Elsewhere, utilities and regulators in multiple jurisdictions around the country are also looking at how electricity prices can better reflect the cost of serving net-zero customers and provide incentives for net-zero-energy buildings to minimize potential costs to the grid. Eventually, this may include charging customers for how heavily they use the grid’s services at critical times, rather than just charging them for the amount of energy they use in a given period. Such changes could realign the incentives for net-zero design toward flattening their loads through better management of when energy is used, or perhaps through on-site storage.

TAPPING THE POWER OF COMMUNITIES

Going net zero one building at a time is a commendable goal, but as we’ve already begun to discuss, not without challenges, including accounting, the role of the utility, the potential for overbuild (sizing a single building’s renewable generation to cover its peak load), and practical challenges unique to particular buildings.

Enter the biggest growing trend for net-zero energy planning and design: net-zero districts, campuses, and even entire communities.

Applying net-zero energy at a district or community level has several advantages. For instance, multi-building systems offer opportunities for taking advantage of diverse load shapes, heat requirements, and opportunities for renewable energy production. Just as automakers can meld many models’ fuel economies into a fleet average, so too can net-zero districts and communities achieve net-zero status in aggregate even though some individual buildings may do better or worse.

So far, the nation’s largest planned community designed to reach net-zero energy is West Village, a mixed-use campus neighborhood at the University of California, Davis. It’s designed to ultimately house 3,000 students along with 500 staff and faculty families. The first phase is complete and has been occupied for more than a year, achieving 87 percent electrical self-sufficiency. Higher-than-expected demand from plug loads in some of the apartments, together with glitches in heat-pump water heater operations, accounted for the shortfall in meeting the net-zero goal in the first year, but West Village’s managers are confident that they will do it. Even the results to date are inspirational.

Such larger-scale net-zero efforts are taking place at RMI as well. Our collaboration with energy service company Ameresco and Arizona State University is aiming to propel the nation’s largest university to a net-zero carbon footprint—a tougher standard than net-zero energy—by 2025. It’s the most aggressive large campus project in the country. Meanwhile, the city of Fort Collins, Colorado, also with help from RMI, has undertaken the development of FortZED, a zero-energy district encompassing much of the city’s downtown business district and the Colorado State University campus.

MAKING NET-ZERO COMMUNITIES A REALITY

While the promise of net-zero communities is alluring, challenges remain.
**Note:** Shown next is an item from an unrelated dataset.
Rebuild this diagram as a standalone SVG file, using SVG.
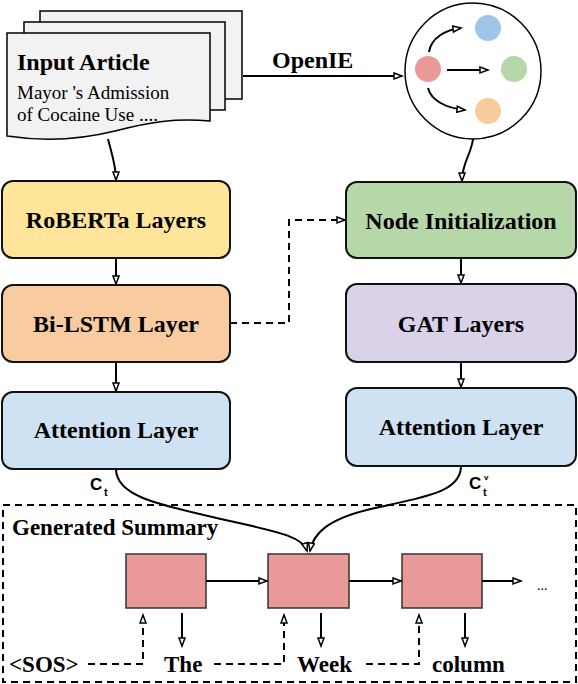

It may be easier in theory to design a net-zero district or community than to try to meet such a standard for each building individually, but it’s not always possible. Existing electric utility regulations, for example, typically forbid neighbors from exchanging energy among themselves, blocking integrated community microgrid solutions that could offer a net-zero pathway.

Yet RMI’s Electricity Innovation Lab (e-Lab) is working on that problem and others. In the end, opening the door to net-zero-energy communities could be a powerful way to enable the transition to a cleaner and more secure energy future.